Przypomnijmy – Czechy w 2021 r. wniosły do Trybunału Sprawiedliwości UE skargę przeciwko Polsce o stwierdzenie uchybienia zobowiązaniom państwa członkowskiego. Twierdziły, że kontynuowanie wydobycia węgla brunatnego w polskiej kopalni odkrywkowej Turów  narusza prawo Unii.

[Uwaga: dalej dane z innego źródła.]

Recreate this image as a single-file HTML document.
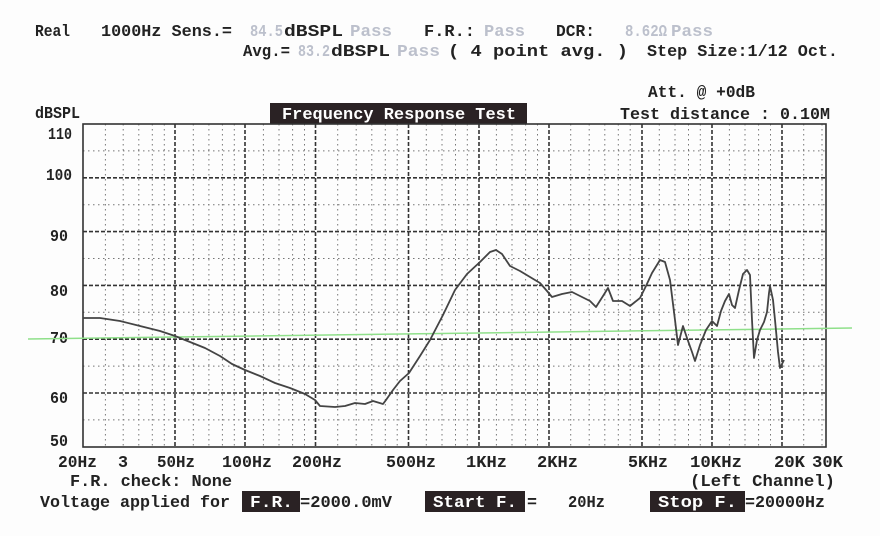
<!DOCTYPE html>
<html><head><meta charset="utf-8"><style>
html,body{margin:0;padding:0;background:#fdfdfd;}
svg{display:block;}
text{font-family:"Liberation Mono",monospace;font-weight:bold;font-size:17px;fill:#222;}
.g{fill:#bcc0cc;}
.w{fill:#fff;}
</style></head><body>
<svg width="880" height="536" viewBox="0 0 880 536" xmlns="http://www.w3.org/2000/svg">
<rect width="880" height="536" fill="#fdfdfd"/>
<text x="35" y="36" textLength="35" lengthAdjust="spacingAndGlyphs">Real</text>
<text x="101" y="36" textLength="131" lengthAdjust="spacingAndGlyphs">1000Hz Sens.=</text>
<text class="g" x="250" y="36" textLength="33" lengthAdjust="spacingAndGlyphs">84.5</text>
<text x="284" y="36" textLength="59" lengthAdjust="spacingAndGlyphs">dBSPL</text>
<text class="g" x="350" y="36" textLength="42" lengthAdjust="spacingAndGlyphs">Pass</text>
<text x="424" y="36" textLength="51" lengthAdjust="spacingAndGlyphs">F.R.:</text>
<text class="g" x="484" y="36" textLength="41" lengthAdjust="spacingAndGlyphs">Pass</text>
<text x="556" y="36" textLength="39" lengthAdjust="spacingAndGlyphs">DCR:</text>
<text class="g" x="625" y="36" textLength="42" lengthAdjust="spacingAndGlyphs">8.62Ω</text>
<text class="g" x="671" y="36" textLength="42" lengthAdjust="spacingAndGlyphs">Pass</text>
<text x="243" y="56" textLength="47" lengthAdjust="spacingAndGlyphs">Avg.=</text>
<text class="g" x="298" y="56" textLength="32" lengthAdjust="spacingAndGlyphs">83.2</text>
<text x="331" y="56" textLength="59" lengthAdjust="spacingAndGlyphs">dBSPL</text>
<text class="g" x="397" y="56" textLength="43" lengthAdjust="spacingAndGlyphs">Pass</text>
<text x="448" y="56" textLength="180" lengthAdjust="spacingAndGlyphs">( 4 point avg.  )</text>
<text x="647" y="56" textLength="191" lengthAdjust="spacingAndGlyphs">Step Size:1/12 Oct.</text>
<text x="648" y="97" textLength="107" lengthAdjust="spacingAndGlyphs">Att. @  +0dB</text>
<text x="35" y="118" textLength="45" lengthAdjust="spacingAndGlyphs">dBSPL</text>
<rect x="270" y="103" width="257" height="21" fill="#2a2224"/>
<text class="w" x="282" y="119" textLength="234" lengthAdjust="spacingAndGlyphs">Frequency Response Test</text>
<text x="620" y="119" textLength="210" lengthAdjust="spacingAndGlyphs">Test distance : 0.10M</text>
<text x="48" y="139" textLength="24" lengthAdjust="spacingAndGlyphs">110</text>
<text x="46" y="180" textLength="26" lengthAdjust="spacingAndGlyphs">100</text>
<text x="50" y="241" textLength="18" lengthAdjust="spacingAndGlyphs">90</text>
<text x="50" y="296" textLength="18" lengthAdjust="spacingAndGlyphs">80</text>
<text x="50" y="343" textLength="18" lengthAdjust="spacingAndGlyphs">70</text>
<text x="50" y="403" textLength="18" lengthAdjust="spacingAndGlyphs">60</text>
<text x="50" y="446" textLength="18" lengthAdjust="spacingAndGlyphs">50</text>
<g stroke="#555" stroke-width="1" stroke-dasharray="1.5,3.5" fill="none" opacity="0.8">
<path d="M83 150.9H826M83 204.7H826M83 258.5H826M83 312.3H826M83 366.1H826M83 419.9H826"/>
<path d="M105.4 124V447M123.2 124V447M138.8 124V447M152.3 124V447M164.3 124V447M193.3 124V447M208.9 124V447M222.4 124V447M234.3 124V447M263.4 124V447M279 124V447M292.6 124V447M304.5 124V447M337.7 124V447M356.2 124V447M371.8 124V447M385.3 124V447M397.2 124V447M426.3 124V447M442 124V447M455.5 124V447M467.3 124V447M496.4 124V447M512 124V447M525.6 124V447M537.5 124V447M570.7 124V447M589.2 124V447M604.8 124V447M618.3 124V447M630.2 124V447M659.3 124V447M675 124V447M688.5 124V447M700.3 124V447M729.4 124V447M745 124V447M758.6 124V447M770.5 124V447M803.7 124V447M822 124V447"/>
</g>
<g stroke="#333" stroke-width="1.6" stroke-dasharray="4,2" fill="none">
<path d="M83 177.8H826M83 231.6H826M83 285.4H826M83 339.2H826M83 393H826"/>
<path d="M175 124V447M245 124V447M315.5 124V447M408.5 124V447M479 124V447M549 124V447M642 124V447M712 124V447M782 124V447"/>
</g>
<rect x="83" y="124" width="743" height="323" fill="none" stroke="#333" stroke-width="1.6"/>
<line x1="28" y1="339" x2="852" y2="328" stroke="#8fe08a" stroke-width="1.5"/>
<polyline fill="none" stroke="#444" stroke-width="1.8" stroke-linejoin="round" points="83,318 100,318 120,321 140,326 160,331 175,336 190,342 205,348 220,356 232,364 245,370 260,376 275,383 290,388 305,394 315,400 320,406 335,407 345,406 355,403 365,404 373,401 383,404 386,400 393,390 400,381 409,373 420,356 430,340 443,315 455,290 467,274 480,262 490,252 496,250 502,254 510,266 520,271 530,277 540,283 547,291 552,297 562,294 572,292 582,297 590,301 596,307 603,296 608,288 613,301 622,301 630,306 640,298 646,286 652,273 660,260 665,262 670,280 675,320 678,345 683,326 687,338 692,352 695,361 700,345 706,330 712,321 717,326 721,311 725,301 729,294 732,305 735,308 739,290 743,274 747,270 750,275 752,320 754,358 757,340 760,330 764,322 767,312 769,293 770,286 773,300 775,320 778,352 780,368 784,360"/>
<text x="58" y="467" textLength="39" lengthAdjust="spacingAndGlyphs">20Hz</text>
<text x="118" y="467" textLength="10" lengthAdjust="spacingAndGlyphs">3</text>
<text x="157" y="467" textLength="38" lengthAdjust="spacingAndGlyphs">50Hz</text>
<text x="222" y="467" textLength="50" lengthAdjust="spacingAndGlyphs">100Hz</text>
<text x="292" y="467" textLength="50" lengthAdjust="spacingAndGlyphs">200Hz</text>
<text x="386" y="467" textLength="50" lengthAdjust="spacingAndGlyphs">500Hz</text>
<text x="466" y="467" textLength="41" lengthAdjust="spacingAndGlyphs">1KHz</text>
<text x="537" y="467" textLength="41" lengthAdjust="spacingAndGlyphs">2KHz</text>
<text x="628" y="467" textLength="40" lengthAdjust="spacingAndGlyphs">5KHz</text>
<text x="690" y="467" textLength="52" lengthAdjust="spacingAndGlyphs">10KHz</text>
<text x="774" y="467" textLength="31" lengthAdjust="spacingAndGlyphs">20K</text>
<text x="812" y="467" textLength="31" lengthAdjust="spacingAndGlyphs">30K</text>
<text x="70" y="486" textLength="162" lengthAdjust="spacingAndGlyphs">F.R. check: None</text>
<text x="690" y="486" textLength="145" lengthAdjust="spacingAndGlyphs">(Left Channel)</text>
<text x="40" y="507" textLength="190" lengthAdjust="spacingAndGlyphs">Voltage applied for</text>
<rect x="242" y="491" width="58" height="21" fill="#2a2224"/>
<text class="w" x="250" y="507" textLength="43" lengthAdjust="spacingAndGlyphs">F.R.</text>
<text x="300" y="507" textLength="92" lengthAdjust="spacingAndGlyphs">=2000.0mV</text>
<rect x="425" y="491" width="100" height="21" fill="#2a2224"/>
<text class="w" x="433" y="507" textLength="84" lengthAdjust="spacingAndGlyphs">Start F.</text>
<text x="527" y="507" textLength="10" lengthAdjust="spacingAndGlyphs">=</text>
<text x="568" y="507" textLength="37" lengthAdjust="spacingAndGlyphs">20Hz</text>
<rect x="650" y="491" width="95" height="21" fill="#2a2224"/>
<text class="w" x="658" y="507" textLength="79" lengthAdjust="spacingAndGlyphs">Stop F.</text>
<text x="745" y="507" textLength="80" lengthAdjust="spacingAndGlyphs">=20000Hz</text>
</svg>
</body></html>
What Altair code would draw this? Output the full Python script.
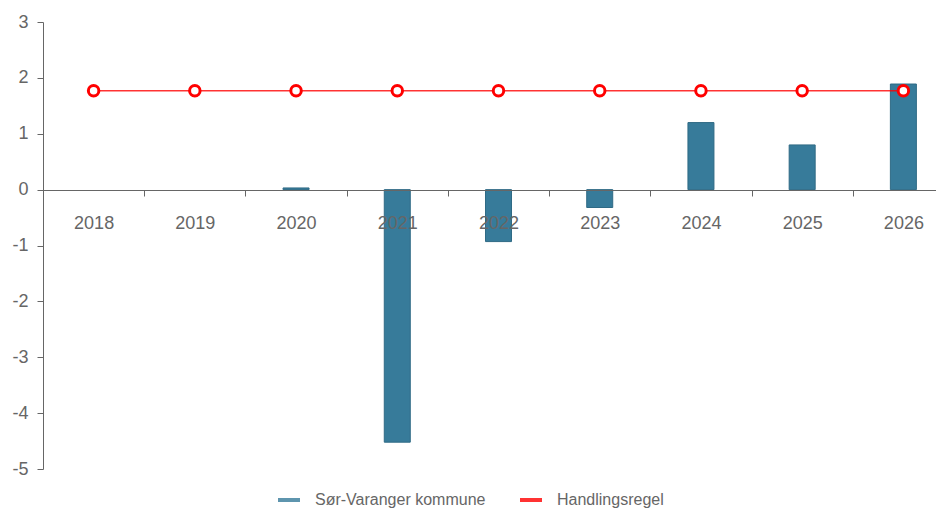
import altair as alt
import pandas as pd

years = ["2018", "2019", "2020", "2021", "2022", "2023", "2024", "2025", "2026"]
kommune = [None, None, 0.03, -4.52, -0.93, -0.32, 1.2, 0.8, 1.89]
handlingsregel = [1.77, 1.77, 1.77, 1.77, 1.77, 1.77, 1.77, 1.77, 1.77]
series_names = ["Sør-Varanger kommune", "Handlingsregel"]
series_colors = ["#377b9a", "#ff0000"]
y_ticks = [-5, -4, -3, -2, -1, 0, 1, 2, 3]

df = pd.DataFrame({"year": years, "kommune": kommune, "regel": handlingsregel})

FONT = "Liberation Sans"
GREY = "#666666"

x_enc = alt.X(
    "year:N",
    title=None,
    sort=years,
    scale=alt.Scale(paddingInner=0, paddingOuter=0, range=[0, 911]),
    axis=alt.Axis(
        offset=-279,
        zindex=1,
        labelAngle=0,
        tickBand="extent",
        tickSize=6,
        labelPadding=18,
        labelFontSize=18,
        labelFont=FONT,
        labelColor=GREY,
        domainColor=GREY,
        tickColor=GREY,
        grid=False,
    ),
)

y_scale = alt.Scale(domain=[-5, 3], nice=False, zero=False)
y_axis = alt.Axis(
    values=y_ticks,
    labelExpr="'' + datum.value",
    title=None,
    grid=False,
    tickSize=6,
    labelPadding=9,
    labelFontSize=18,
    labelFont=FONT,
    labelColor=GREY,
    domainColor=GREY,
    tickColor=GREY,
)

color_scale = alt.Scale(domain=series_names, range=series_colors)
legend = alt.Legend(
    title=None,
    orient="none",
    legendX=233,
    legendY=465,
    direction="horizontal",
    symbolType="stroke",
    symbolStrokeWidth=4,
    symbolSize=484,
    labelFontSize=16,
    labelFont=FONT,
    labelColor=GREY,
    labelLimit=0,
    labelOffset=13,
    columnPadding=26,
)

bars = alt.Chart(df).mark_bar(size=26, color=series_colors[0], stroke="#2f6a85", strokeWidth=1).encode(
    x=x_enc,
    y=alt.Y("kommune:Q", scale=y_scale, axis=y_axis),
)

line = alt.Chart(df).transform_calculate(series="'" + series_names[1] + "'").mark_line(
    strokeWidth=1.5, opacity=0.8
).encode(
    x=alt.X("year:N", sort=years),
    y=alt.Y("regel:Q", scale=y_scale),
    color=alt.Color("series:N", scale=color_scale, legend=legend),
)

points = alt.Chart(df).mark_point(
    filled=True, fill="white", stroke="#ff0000", strokeWidth=3, size=110, opacity=1
).encode(
    x=alt.X("year:N", sort=years),
    y=alt.Y("regel:Q", scale=y_scale),
)

chart = (
    alt.layer(bars, line, points)
    .properties(
        width=893,
        height=447,
        padding={"left": 35, "top": 14, "right": 0, "bottom": 41},
        autosize=alt.AutoSizeParams(type="none"),
        background="white",
    )
    .configure_view(stroke=None)
)

chart.save("out.html", embed_options={"renderer": "svg", "actions": False})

Wiceprezeska TSUE zarządziła środek tymczasowy - natychmiastowe wstrzymanie działalności wydobywczej, argumentując, że jej dalsze prowadzenie poprzez ingerencję w wody gruntowe może wyrządzić poważną i nieodwracalną szkodę dla środowiska naturalnego i zdrowia ludzkiego. Ponieważ Polska nie zastosowała się do środka tymczasowego, wiceprezeska nałożyła na nasz kraj karę w wysokości 500 tys. euro dziennie.

W lutym 2022 r. Polska i Czechy zawarły ugodę, na skutek której TSUE wykreślił sprawę ze swojego rejestru. Pozostała jednak jeszcze kwestia niezapłaconej kary, która zdążyła urosnąć do kwoty 68,5 mln euro.

Polska kontra KE

Polska uważała, że nie musi jej już płacić, bo zawarcie ugody z Czechami wyeliminowało karę z mocą wsteczną. Innego zdania była Komisja Europejska, która postanowiła potrącić rzeczoną kwotę z wierzytelności Polski wobec budżetu Unii.

Polska wniosła skargę na decyzję KE do Sądu UE, ten ją jednak oddalił. Jak argumentował, okresowa kara pieniężna powinna służyć zabezpieczeniu skutecznego stosowania prawa UE, a zawarcie ugody nie skutkowało wygaśnięciem obowiązku zapłaty kary już naliczonej. Polska wniosła odwołanie od tego wyroku do drugiej instancji, czyli do TSUE. Wydana 10 lipca 2025 r. opinia Juliane Kokott posłuży Trybunałowi jako wskazówka przy wydawaniu wyroku, choć TSUE nie jest związany jej treścią.

Czytaj także: ​Obowiązki związane z raportowaniem ESG będą odroczone o dwa lata

Środki tymczasowe to nie sankcja

W opinii rzeczniczki generalnej, ugoda polsko-czeska spowodowała wygaśnięcie środków tymczasowych z mocą wsteczną. Środki te służą bowiem w pierwszej kolejności zapewnieniu skuteczności przyszłego wyroku kończącego postępowanie. Nie powinny natomiast stanowić sankcji za naruszenie innych zarządzonych środków tymczasowych, ponieważ te mają akcesoryjny charakter względem sprawy głównej. A zatem zależą – tak samo jak to postępowanie – od inicjatywy strony. - Owa akcesoryjność przemawia za wygaśnięciem środków tymczasowych z mocą wsteczną, gdy postępowanie w sprawie głównej kończy się w drodze zawarcia ugody – podsumowuje TSUE.